GIVEN REQUEST ▸ Without the pictures, extract every line from the start of the material to the line containing "from matplotlib.lines import Line2D", both ends included.

• • • •

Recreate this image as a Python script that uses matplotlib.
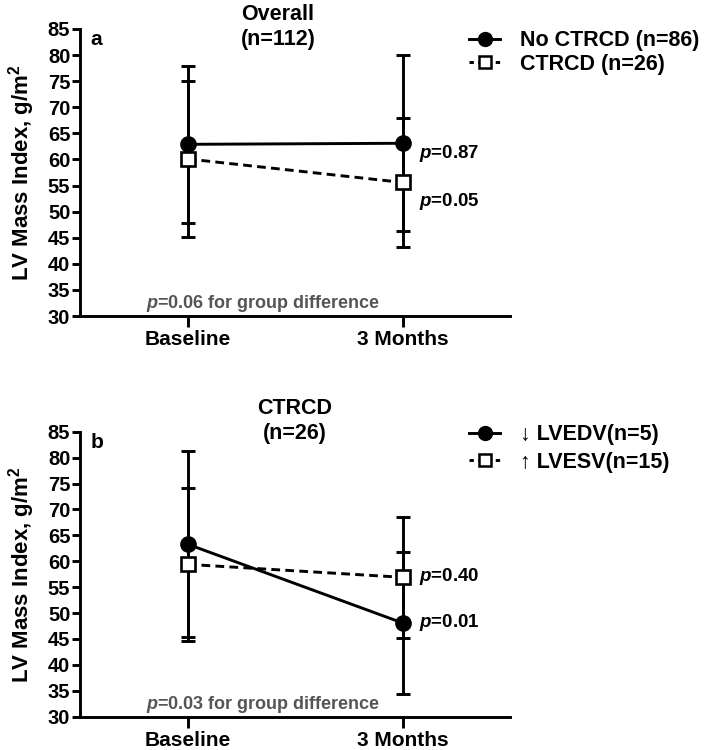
import matplotlib
matplotlib.use("Agg")
import matplotlib.pyplot as plt
from matplotlib.lines import Line2D

plt.rcParams['font.family'] = ['Liberation Sans', 'DejaVu Sans']
plt.rcParams['font.weight'] = 'bold'
plt.rcParams['mathtext.fontset'] = 'custom'
plt.rcParams['mathtext.rm'] = 'Liberation Sans:bold'
plt.rcParams['mathtext.it'] = 'Liberation Sans:bold:italic'
plt.rcParams['mathtext.bf'] = 'Liberation Sans:bold'

time_labels = ['Baseline', '3 Months']
y_ticks = [30, 35, 40, 45, 50, 55, 60, 65, 70, 75, 80, 85]

# Panel a
a_title = 'Overall\n(n=112)'
a_series = ['No CTRCD (n=86)', 'CTRCD (n=26)']
no_ctrcd_mean = [62.9, 63.1]
no_ctrcd_err = [15.0, 16.9]
ctrcd_mean = [60.1, 55.6]
ctrcd_err = [15.0, 12.4]
a_pvals = ['0.87', '0.05']        # No CTRCD, CTRCD
a_group_p = '0.06'

# Panel b
b_title = 'CTRCD\n(n=26)'
b_series = ['\u2193 LVEDV(n=5)', '\u2191 LVESV(n=15)']
lvedv_mean = [63.3, 48.1]
lvedv_err = [18.0, 13.7]
lvesv_mean = [59.4, 56.9]
lvesv_err = [14.7, 11.7]
b_pvals = ['0.01', '0.40']        # LVEDV, LVESV
b_group_p = '0.03'

W, H = 720, 750
fig = plt.figure(figsize=(7.2, 7.5), dpi=100)


def fx(px):
    return px / W


def fy(py):
    return 1 - py / H


LW = 2.1


def panel(rect, letter, title, title_xy, m1, e1, m2, e2, labels, pvals, pv_offsets,
          group_p, legend_y, legend_spacing):
    ax = fig.add_axes(rect)
    x = [0, 1]
    ax.errorbar(x, m1, yerr=e1, fmt='none', ecolor='black', elinewidth=LW,
                capsize=4.8, capthick=LW, zorder=2)
    ax.errorbar(x, m2, yerr=e2, fmt='none', ecolor='black', elinewidth=LW,
                capsize=4.8, capthick=LW, zorder=2)
    ax.plot(x, m1, '-', color='black', lw=LW, marker='o', ms=11,
            mfc='black', mec='black', zorder=4)
    ax.plot(x, m2, '--', color='black', lw=LW, marker='s', ms=10.5,
            mfc='white', mec='black', mew=1.9, dashes=(3, 1.8), zorder=3)
    ax.set_xlim(-0.5, 1.5)
    ax.set_ylim(30, 85)
    ax.set_yticks(y_ticks)
    ax.set_xticks(x)
    ax.set_xticklabels(time_labels, fontsize=15, fontweight='bold')
    ax.tick_params(axis='y', labelsize=14.5, width=LW, length=6, direction='out', pad=1)
    ax.tick_params(axis='x', width=LW, length=8, direction='out', pad=2)
    for lab in ax.get_yticklabels():
        lab.set_fontweight('bold')
    for s in ['top', 'right']:
        ax.spines[s].set_visible(False)
    for s in ['left', 'bottom']:
        ax.spines[s].set_linewidth(LW)
    ax.set_ylabel('LV Mass Index, g/m$^\\mathbf{2}$', fontsize=16,
                  fontweight='bold', labelpad=8)
    ax.text(0.025, 0.962, letter, transform=ax.transAxes, fontsize=15,
            fontweight='bold', va='center', ha='left')
    fig.text(fx(title_xy[0]), fy(title_xy[1]), title, fontsize=15.5,
             fontweight='bold', ha='center', va='center', linespacing=1.25)
    # p values at 3 months
    for mval, pv, off in zip([m1[1], m2[1]], pvals, pv_offsets):
        ax.text(1.075, mval + off, '$\\it{p}$=' + pv, fontsize=13.5,
                fontweight='bold', va='center', ha='left')
    ax.text(-0.195, 31.5, '$\\it{p}$=' + group_p + ' for group difference',
            fontsize=13, color='#555555', fontweight='bold', va='baseline',
            ha='left')
    handles = [
        Line2D([0], [0], color='black', lw=LW, marker='o', ms=10, mfc='black'),
        Line2D([0], [0], color='black', lw=LW, ls='--', dashes=(1.5, 1.5), marker='s',
               ms=9, mfc='white', mec='black', mew=1.8),
    ]
    fig.legend(handles, labels, loc='center left',
               bbox_to_anchor=(fx(469), fy(legend_y)), frameon=False,
               prop={'weight': 'bold', 'size': 15.5},
               handlelength=1.45, handletextpad=0.9, labelspacing=legend_spacing,
               borderpad=0, borderaxespad=0)
    return ax


axa = panel([fx(80), fy(316), fx(510 - 80), (316 - 29) / H], 'a', a_title, (278, 26.5),
            no_ctrcd_mean, no_ctrcd_err, ctrcd_mean, ctrcd_err,
            a_series, a_pvals, [-1.9, -3.7], a_group_p, 52.5, 0.12)
axb = panel([fx(80), fy(716.7), fx(510 - 80), (716.7 - 431.7) / H], 'b', b_title,
            (295, 421), lvedv_mean, lvedv_err, lvesv_mean, lvesv_err,
            b_series, b_pvals, [0.0, 0.2], b_group_p, 448.5, 0.3)

fig.savefig('out.png', dpi=100)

• • • •

SOLVED EXERCISE ▸
Recreate this image as a Python script that uses matplotlib.
import matplotlib
matplotlib.use("Agg")
import matplotlib.pyplot as plt
from matplotlib.lines import Line2D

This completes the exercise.